If you happen to see a contractor walking around your house, taking pictures, don’t panic. It’s just your lender “inspecting” your property.

According to new rules announced by Fannie Mae this week, mortgage servicers will be required to “order” a “property inspection” no later than 45 days after a homeowner misses a mortgage payment. “The servicer must continue to obtain property inspections every 30 days thereafter” until the delinquency is resolved.

If the servicer determines that the property is abandoned “the servicer must perform an interior inspection upon confirmation of abandonment,” according to Fannie’s guidelines, which go into effect on Sept.1

Fannie’s current policy requires inspections only when servicers are unable to reach delinquent borrowers or when they determine the borrower isn’t willing to try to work out a solution. But the inspections are not required until the mortgage is 135 days delinquent or the servicer begins foreclosure proceedings.

The new policy is an extra effort to try to protect Fannie’s investment in these assets.  But has Fannie heard of the widely reported stories of banks breaking into people’s homes to “inspect” and “secure” them, claiming the homes are vacant when they are not?

For example, there is the story Nancy Jacobini in Orlando. Late last year she called 911, desperately asking for help as a man tried to break into her house.  After police arrived, she learned that the man was a contractor who wanted to “secure” her home on behalf of her lender, Chase. The inspector said he thought the house was vacant.
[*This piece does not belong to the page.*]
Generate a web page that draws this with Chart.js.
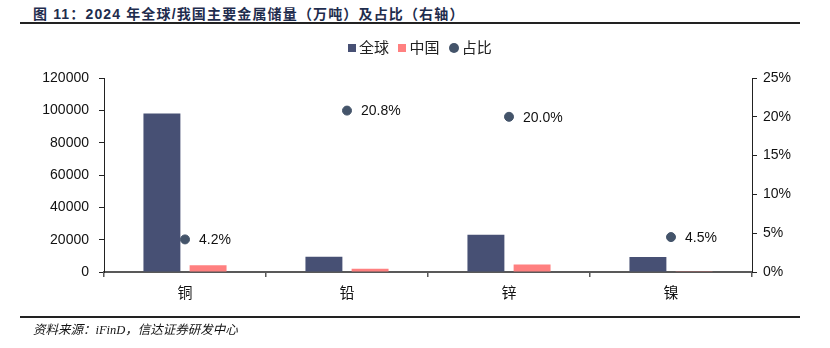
<!DOCTYPE html>
<html lang="zh">
<head>
    <meta charset="UTF-8">
    <title>2024 年全球/我国主要金属储量</title>
    <script src="https://cdn.jsdelivr.net/npm/chart.js"></script>
    <style>
        body {
            margin: 0;
            width: 830px;
            height: 348px;
            position: relative;
            background: #fff;
            font-family: "Liberation Sans", Arial, "Noto Sans CJK SC", sans-serif;
            overflow: hidden;
        }

        .title {
            position: absolute;
            left: 33px;
            top: 3px;
            font-size: 14px;
            letter-spacing: 1.15px;
            font-weight: bold;
            color: #1f2d4e;
            font-family: "Liberation Sans", Arial, "Noto Sans CJK SC", sans-serif;
            white-space: nowrap;
        }

        .rule {
            position: absolute;
            left: 20px;
            width: 780px;
            height: 2px;
            background: #222;
        }

        .legend {
            position: absolute;
            top: 36px;
            left: 348px;
            font-family: "Noto Sans CJK SC", sans-serif;
            font-size: 15px;
            color: #222;
            white-space: nowrap;
        }

        .legend span { margin-right: 6px; }
        .legend i {
            display: inline-block;
            width: 8px;
            height: 8px;
            margin-right: 3px;
            vertical-align: 1px;
        }
        .legend i.dot { border-radius: 50%; width: 10px; height: 10px; vertical-align: 0px; }

        .source {
            position: absolute;
            left: 33px;
            top: 319px;
            font-size: 12.5px;
            font-style: italic;
            color: #111;
            font-family: "Liberation Serif", "Noto Sans CJK SC", serif;
        }

        #chart {
            position: absolute;
            left: 0;
            top: 0;
        }
    </style>
</head>
<body>
    <div class="title">图 11：2024 年全球/我国主要金属储量（万吨）及占比（右轴）</div>
    <div class="rule" style="top:22px"></div>
    <canvas id="chart" width="830" height="348"></canvas>
    <div class="legend">
        <span><i style="background:#475074"></i>全球</span>
        <span><i style="background:#ff8080"></i>中国</span>
        <span><i class="dot" style="background:#44546a"></i>占比</span>
    </div>
    <div class="rule" style="top:316px"></div>
    <div class="source">资料来源：iFinD，信达证券研发中心</div>

    <script>
        const metals = ['铜', '铅', '锌', '镍'];
        const worldReserves = [98000, 9500, 23000, 9300];
        const chinaReserves = [4100, 1980, 4600, 420];
        const chinaShare = [4.2, 20.8, 20.0, 4.5];

        const leftTicks = [0, 20000, 40000, 60000, 80000, 100000, 120000];
        const rightTicks = [0, 5, 10, 15, 20, 25];

        // labels to the right of the share dots
        const shareLabels = {
            id: 'shareLabels',
            afterDatasetsDraw(chart) {
                const ctx = chart.ctx;
                const meta = chart.getDatasetMeta(2);
                ctx.save();
                ctx.font = '14px "Liberation Sans", Arial, sans-serif';
                ctx.fillStyle = '#111';
                ctx.textBaseline = 'middle';
                ctx.textAlign = 'left';
                meta.data.forEach((pt, i) => {
                    ctx.fillText(chinaShare[i].toFixed(1) + '%', pt.x + 14, pt.y + 1);
                });
                ctx.restore();
            }
        };

        new Chart(document.getElementById('chart'), {
            type: 'bar',
            data: {
                labels: metals,
                datasets: [
                    {
                        label: '全球',
                        data: worldReserves,
                        backgroundColor: '#475074',
                        categoryPercentage: 0.57,
                        barPercentage: 0.8,
                        yAxisID: 'y',
                        order: 2
                    },
                    {
                        label: '中国',
                        data: chinaReserves,
                        backgroundColor: '#ff8080',
                        categoryPercentage: 0.57,
                        barPercentage: 0.8,
                        yAxisID: 'y',
                        order: 2
                    },
                    {
                        type: 'line',
                        label: '占比',
                        data: chinaShare,
                        showLine: false,
                        pointRadius: 4.5,
                        pointBackgroundColor: '#44546a',
                        pointBorderColor: '#44546a',
                        yAxisID: 'y1',
                        order: 1
                    }
                ]
            },
            options: {
                responsive: false,
                animation: false,
                layout: { padding: { left: 20, right: 18, top: 78, bottom: 36 } },
                plugins: {
                    legend: { display: false },
                    tooltip: { enabled: false }
                },
                scales: {
                    x: {
                        offset: true,
                        grid: {
                            offset: true,
                            drawOnChartArea: false,
                            tickLength: 5,
                            color: '#595959',
                            lineWidth: 1.5
                        },
                        border: { color: '#595959', width: 2 },
                        ticks: {
                            color: '#111',
                            padding: 6,
                            font: { family: '"Noto Sans CJK SC", sans-serif', size: 15 }
                        },
                        afterFit(scale) { scale.height = 40; }
                    },
                    y: {
                        position: 'left',
                        min: 0,
                        max: 120000,
                        afterBuildTicks(scale) { scale.ticks = leftTicks.map(v => ({ value: v })); },
                        grid: { drawOnChartArea: false, tickLength: 5, color: '#222' },
                        border: { color: '#222', width: 1 },
                        ticks: {
                            color: '#111',
                            padding: 10,
                            callback: v => String(v),
                            font: { family: '"Liberation Sans", Arial, sans-serif', size: 14 }
                        },
                        afterFit(scale) { scale.width = 84; }
                    },
                    y1: {
                        position: 'right',
                        min: 0,
                        max: 25,
                        afterBuildTicks(scale) { scale.ticks = rightTicks.map(v => ({ value: v })); },
                        grid: { drawOnChartArea: false, tickLength: 5, color: '#222' },
                        border: { color: '#222', width: 1 },
                        ticks: {
                            color: '#111',
                            padding: 6,
                            callback: v => v + '%',
                            font: { family: '"Liberation Sans", Arial, sans-serif', size: 14 }
                        },
                        afterFit(scale) { scale.width = 60; }
                    }
                }
            },
            plugins: [shareLabels]
        });
    </script>
</body>
</html>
A Chase spokeswoman has told me this was an isolated mistake and that they have apologized to Jacobini.

Speaking of mistakes, you might want to know that some of these lender/servicer break-in cases that have been reported over the last two years involved homeowners who were current on their mortgages.

But let’s get back to the new policy.

First, it’s important to understand how this works and the number of people involved in this process. Servicers don’t hire and train their own inspectors. They hire a property management company, which then hires contractors to go out and do the “inspections.”
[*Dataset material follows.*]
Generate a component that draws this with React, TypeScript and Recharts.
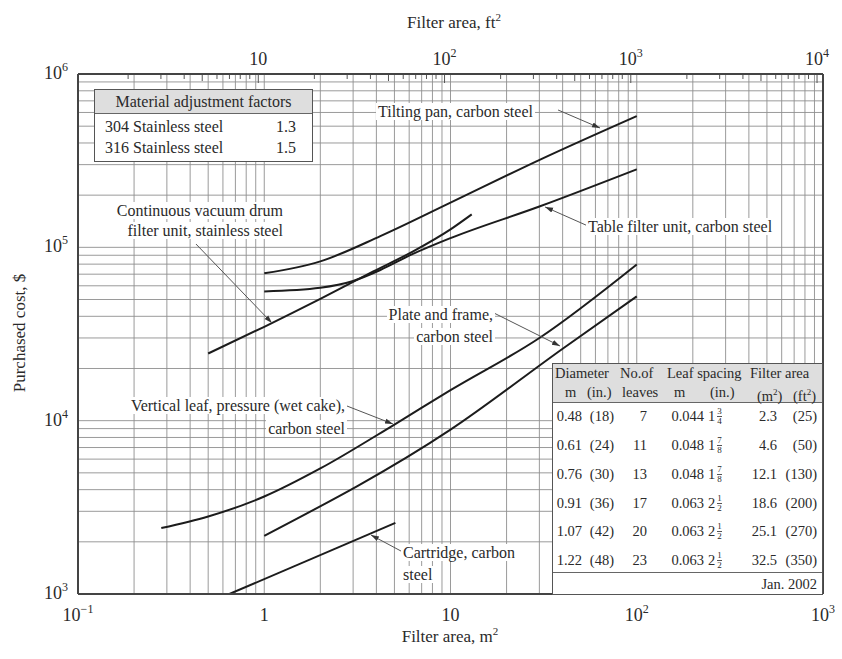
import React from "react";
import { LineChart, Line, XAxis, YAxis, CartesianGrid, ReferenceLine } from "recharts";

// ---- curves: filter area (m2) -> purchased cost ($) ----
const tiltingPanArea = [1, 2, 4.2, 10, 30.5, 100];
const tiltingPanCost = [70800, 83000, 116000, 181000, 322000, 572000];

const tableFilterArea = [1, 2, 3, 4.2, 6.2, 10, 30, 100];
const tableFilterCost = [55700, 58500, 64000, 74000, 91000, 113000, 172000, 282000];

const drumArea = [0.5, 1, 2, 3.85, 6.3, 10, 13];
const drumCost = [24400, 34800, 50400, 72600, 94800, 127000, 155000];

const vertLeafArea = [0.28, 0.5, 1, 2, 5, 10, 30, 100];
const vertLeafCost = [2400, 2800, 3650, 5300, 9500, 15000, 30000, 79700];

const plateArea = [1, 10, 40, 100];
const plateCost = [2165, 8870, 26000, 52100];

const cartridgeArea = [0.65, 5.06];
const cartridgeCost = [1000, 2570];

// ---- axes ----
const areaMajor = [0.1, 1, 10, 100, 1000];
const costMajor = [1e3, 1e4, 1e5, 1e6];
const ft2Major = [10, 100, 1000, 10000];
const minorSteps = [2, 3, 4, 5, 6, 7, 8, 9];
const M2_TO_FT2 = 10.764;

// ---- tables ----
const materials = ["304 Stainless steel", "316 Stainless steel"];
const materialFactors = ["1.3", "1.5"];

const diameterM = ["0.48", "0.61", "0.76", "0.91", "1.07", "1.22"];
const diameterIn = ["(18)", "(24)", "(30)", "(36)", "(42)", "(48)"];
const leafCount = ["7", "11", "13", "17", "20", "23"];
const spacingM = ["0.044", "0.048", "0.048", "0.063", "0.063", "0.063"];
const spacingIn = [["1", "3", "4"], ["1", "7", "8"], ["1", "7", "8"], ["2", "1", "2"], ["2", "1", "2"], ["2", "1", "2"]];
const areaM2 = ["2.3", "4.6", "12.1", "18.6", "25.1", "32.5"];
const areaFt2 = ["(25)", "(50)", "(130)", "(200)", "(270)", "(350)"];

// leader arrows, in data units (m2, $)
const arrows = [
  { from: [37.8, 620000], to: [63.5, 488000] },
  { from: [54.7, 132800], to: [32.2, 171000] },
  { from: [0.43, 104500], to: [1.1, 36600] },
  { from: [17.1, 41800], to: [38.7, 26970] },
  { from: [2.78, 12150], to: [4.91, 9570] },
  { from: [5.42, 1770], to: [3.74, 2190] },
];

const SERIF = '"Liberation Serif", "Times New Roman", "DejaVu Serif", serif';
const INK = "#2a2a2a";
const CURVE = "#1c1c1c";

const pts = (xs: number[], ys: number[]) => xs.map((x, i) => ({ x, y: ys[i] }));
const withMinors = (majors: number[], lo: number, hi: number) => {
  const out: number[] = [];
  for (const m of majors) {
    out.push(m);
    for (const s of minorSteps) out.push(m * s);
  }
  for (const s of minorSteps) out.push((majors[0] / 10) * s);
  return out.filter((v) => v >= lo * 0.9999 && v <= hi * 1.0001).sort((a, b) => a - b);
};
const isMajor = (v: number, majors: number[]) => majors.some((m) => Math.abs(v - m) / m < 1e-6);

const areaTicks = withMinors(areaMajor, 0.1, 1000);
const costTicks = withMinors(costMajor, 1e3, 1e6);
const ft2Ticks = withMinors(ft2Major, 0.1 * M2_TO_FT2, 1000 * M2_TO_FT2);

function PowText({ x, y, value, anchor = "middle" }: { x: number; y: number; value: number; anchor?: string }) {
  const e = Math.round(Math.log10(value));
  const base = { x, y, textAnchor: anchor as any, fontFamily: SERIF, fontSize: 18, fill: INK };
  if (e === 0) return <text {...base}>1</text>;
  if (e === 1) return <text {...base}>10</text>;
  return (
    <text {...base}>
      <tspan>10</tspan>
      <tspan dy={-8} fontSize={12}>{e < 0 ? "\u2212" + -e : String(e)}</tspan>
    </text>
  );
}

function BottomTick(p: any) {
  const v = p.payload?.value;
  if (!isMajor(v, areaMajor)) return <g />;
  return <PowText x={p.x} y={p.y + 27} value={v} />;
}

function LeftTick(p: any) {
  const v = p.payload?.value;
  if (!isMajor(v, costMajor)) return <g />;
  return <PowText x={p.x - 10} y={p.y + 5} value={v} anchor="end" />;
}

// ft2 scale along the top edge, drawn on the m2 axis
function Ft2Tick({ p, v }: { p: any; v: number }) {
  const major = isMajor(v, ft2Major);
  const mant = Math.round(v / Math.pow(10, Math.floor(Math.log10(v) + 1e-9)));
  const len = major ? 9 : mant === 5 ? 7 : 5;
  const top = Math.min(p.y1, p.y2);
  return (
    <g>
      <line x1={p.x1} x2={p.x1} y1={top} y2={top + len} stroke="#555" strokeWidth={1} />
      {major && <PowText x={p.x1} y={top - 9} value={v} />}
    </g>
  );
}

const labelBox: React.CSSProperties = {
  position: "absolute",
  fontFamily: SERIF,
  fontSize: 16,
  color: INK,
  whiteSpace: "nowrap",
};
const bg: React.CSSProperties = { background: "#fff", padding: "0 2px" };

function Note({ lines, left, top, width, align, lh = 21 }: { lines: string[]; left: number; top: number; width: number; align: "left" | "right"; lh?: number }) {
  return (
    <div style={{ ...labelBox, left, top, width, textAlign: align, lineHeight: lh + "px" }}>
      {lines.map((l, i) => (
        <div key={i}><span style={bg}>{l}</span></div>
      ))}
    </div>
  );
}

function Frac({ w, n, d }: { w: string; n: string; d: string }) {
  return (
    <span style={{ display: "inline-flex", alignItems: "center" }}>
      <span>{w}</span>
      <span style={{ display: "inline-flex", flexDirection: "column", fontSize: 9, lineHeight: "9px", marginLeft: 2, textAlign: "center" }}>
        <span style={{ borderBottom: "0.8px solid #555" }}>{n}</span>
        <span>{d}</span>
      </span>
    </span>
  );
}

function Cell({ right, left, cy, children }: { right?: number; left?: number; cy: number; children: React.ReactNode }) {
  const s: React.CSSProperties = { position: "absolute", top: cy - 10, height: 20, lineHeight: "20px", whiteSpace: "nowrap" };
  if (right !== undefined) Object.assign(s, { left: right - 80, width: 80, textAlign: "right" });
  else Object.assign(s, { left });
  return <div style={s}>{children}</div>;
}

function SpecTable() {
  const rowY = [52, 81, 110, 139, 167, 196];
  return (
    <div style={{ position: "absolute", left: 552, top: 363, width: 271, height: 232, boxSizing: "border-box", border: "1.5px solid #555", background: "#fff", fontFamily: SERIF, fontSize: 14.5, color: INK }}>
      <div style={{ position: "absolute", left: 0, top: 0, right: 0, height: 38, background: "#dedede", borderBottom: "1.5px solid #666" }} />
      <Cell left={2} cy={9}>Diameter</Cell>
      <Cell left={67} cy={9}>No.of</Cell>
      <Cell left={114} cy={9}>Leaf spacing</Cell>
      <Cell left={197} cy={9}>Filter area</Cell>
      <Cell left={12} cy={28}>m</Cell>
      <Cell left={34} cy={28}>(in.)</Cell>
      <Cell left={69} cy={28}>leaves</Cell>
      <Cell left={121} cy={28}>m</Cell>
      <Cell left={157} cy={28}>(in.)</Cell>
      <Cell left={204} cy={28}>(m<sup style={{ fontSize: 9 }}>2</sup>)</Cell>
      <Cell left={240} cy={28}>(ft<sup style={{ fontSize: 9 }}>2</sup>)</Cell>
      {rowY.map((cy, i) => (
        <React.Fragment key={i}>
          <Cell right={29} cy={cy}>{diameterM[i]}</Cell>
          <Cell right={61} cy={cy}>{diameterIn[i]}</Cell>
          <Cell right={94} cy={cy}>{leafCount[i]}</Cell>
          <Cell right={151} cy={cy}>{spacingM[i]}</Cell>
          <Cell left={155} cy={cy}><Frac w={spacingIn[i][0]} n={spacingIn[i][1]} d={spacingIn[i][2]} /></Cell>
          <Cell right={224} cy={cy}>{areaM2[i]}</Cell>
          <Cell right={264} cy={cy}>{areaFt2[i]}</Cell>
        </React.Fragment>
      ))}
      <div style={{ position: "absolute", left: 0, right: 0, top: 208, borderTop: "1.5px solid #666" }} />
      <Cell right={264} cy={220}>Jan. 2002</Cell>
    </div>
  );
}

function MaterialTable() {
  return (
    <div style={{ position: "absolute", left: 94, top: 89, width: 219, height: 73, boxSizing: "border-box", border: "1.5px solid #555", background: "#fff", fontFamily: SERIF, fontSize: 16, color: INK }}>
      <div style={{ height: 23, lineHeight: "23px", textAlign: "center", background: "#dedede", borderBottom: "1.5px solid #666" }}>
        Material adjustment factors
      </div>
      {materials.map((m, i) => (
        <div key={m} style={{ position: "absolute", left: 10, right: 16, top: 26 + i * 21, height: 21, lineHeight: "21px", display: "flex", justifyContent: "space-between" }}>
          <span>{m}</span>
          <span>{materialFactors[i]}</span>
        </div>
      ))}
    </div>
  );
}

export default function App() {
  const curves = [
    pts(tiltingPanArea, tiltingPanCost),
    pts(tableFilterArea, tableFilterCost),
    pts(drumArea, drumCost),
    pts(vertLeafArea, vertLeafCost),
    pts(plateArea, plateCost),
    pts(cartridgeArea, cartridgeCost),
  ];

  return (
    <div style={{ position: "absolute", left: 0, top: 0, width: 842, height: 659, background: "#fff", overflow: "hidden" }}>
      <svg width={0} height={0} style={{ position: "absolute" }}>
        <defs>
          <marker id="arrowHead" viewBox="0 0 10 10" refX={10} refY={5} markerWidth={8} markerHeight={8} orient="auto">
            <path d="M0,1.8 L10,5 L0,8.2 z" fill="#333" />
          </marker>
        </defs>
      </svg>

      <LineChart width={842} height={659} margin={{ top: 74, right: 19, bottom: 25, left: 18 }}>
        <CartesianGrid stroke="#8e8e8e" strokeWidth={0.9} />
        <XAxis
          dataKey="x" type="number" scale="log" domain={[0.1, 1000]} allowDataOverflow
          ticks={areaTicks} interval={0} height={40} tickSize={0} tickMargin={0}
          axisLine={false} tickLine={false} tick={(p: any) => <BottomTick {...p} />}
        />
        <YAxis
          type="number" scale="log" domain={[1e3, 1e6]} allowDataOverflow
          ticks={costTicks} interval={0} width={60} tickSize={0} tickMargin={0}
          axisLine={false} tickLine={false} tick={(p: any) => <LeftTick {...p} />}
        />

        {curves.map((d, i) => (
          <Line
            key={i} data={d} dataKey="y" type="monotone" stroke={CURVE}
            strokeWidth={2} dot={false} activeDot={false} isAnimationActive={false}
          />
        ))}

        {arrows.map((a, i) => (
          <ReferenceLine
            key={"a" + i}
            segment={[{ x: a.from[0], y: a.from[1] }, { x: a.to[0], y: a.to[1] }]}
            stroke="#555" strokeWidth={1}
            shape={(p: any) => (
              <line x1={p.x1} y1={p.y1} x2={p.x2} y2={p.y2} stroke="#555" strokeWidth={1} markerEnd="url(#arrowHead)" />
            )}
          />
        ))}

        {ft2Ticks.map((v) => (
          <ReferenceLine
            key={"ft" + v} x={v / M2_TO_FT2} stroke="#555"
            shape={(p: any) => <Ft2Tick p={p} v={v} />}
          />
        ))}

        <ReferenceLine x={0.1} stroke="#444" strokeWidth={2} />
        <ReferenceLine x={1000} stroke="#444" strokeWidth={2} />
        <ReferenceLine y={1e3} stroke="#444" strokeWidth={2} />
        <ReferenceLine y={1e6} stroke="#444" strokeWidth={2} />
      </LineChart>

      <MaterialTable />
      <SpecTable />

      <Note lines={["Tilting pan, carbon steel"]} left={376} top={101} width={200} align="left" />
      <Note lines={["Table filter unit, carbon steel"]} left={586} top={216} width={220} align="left" />
      <Note lines={["Continuous vacuum drum", "filter unit, stainless steel"]} left={60} top={201} width={225} align="right" lh={20} />
      <Note lines={["Plate and frame,", "carbon steel"]} left={300} top={304} width={195} align="right" lh={22} />
      <Note lines={["Vertical leaf, pressure (wet cake),", "carbon steel"]} left={90} top={394} width={257} align="right" lh={23} />
      <Note lines={["Cartridge, carbon", "steel"]} left={401} top={542} width={140} align="left" lh={22} />

      <div style={{ ...labelBox, fontSize: 17, left: 454, top: 22, transform: "translate(-50%, -50%)" }}>
        Filter area, ft<sup style={{ fontSize: 11 }}>2</sup>
      </div>
      <div style={{ ...labelBox, fontSize: 17, left: 450, top: 636, transform: "translate(-50%, -50%)" }}>
        Filter area, m<sup style={{ fontSize: 11 }}>2</sup>
      </div>
      <div style={{ ...labelBox, fontSize: 17, left: 20, top: 333, transform: "translate(-50%, -50%) rotate(-90deg)" }}>
        Purchased cost, $
      </div>
    </div>
  );
}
The question is how does the servicer’s inspector determine whether a home is vacant before securing it? Do they peek through your window? Do they assume your home is vacant if you haven’t mowed your grass and happen to be on vacation?

A Fannie spokeswoman says the process involves various steps and it includes checking to see if utilities are on, if there are people in the house and if there is furniture in the property.

But how do you know if there is furniture in the property before you enter the house?

The spokeswoman declined further comment beyond what is explained in the guidelines.

According to the guidelines, “The servicer must be able to obtain a signed copy of the inspection report that first reported the vacancy, in which the person who actually performed the inspection certifies that he or she has personally gone to the property location and confirmed that the property is vacant.”

To avoid any misunderstandings, on top of paying your mortgage you should probably make sure you pay the utility bills before you go out of town.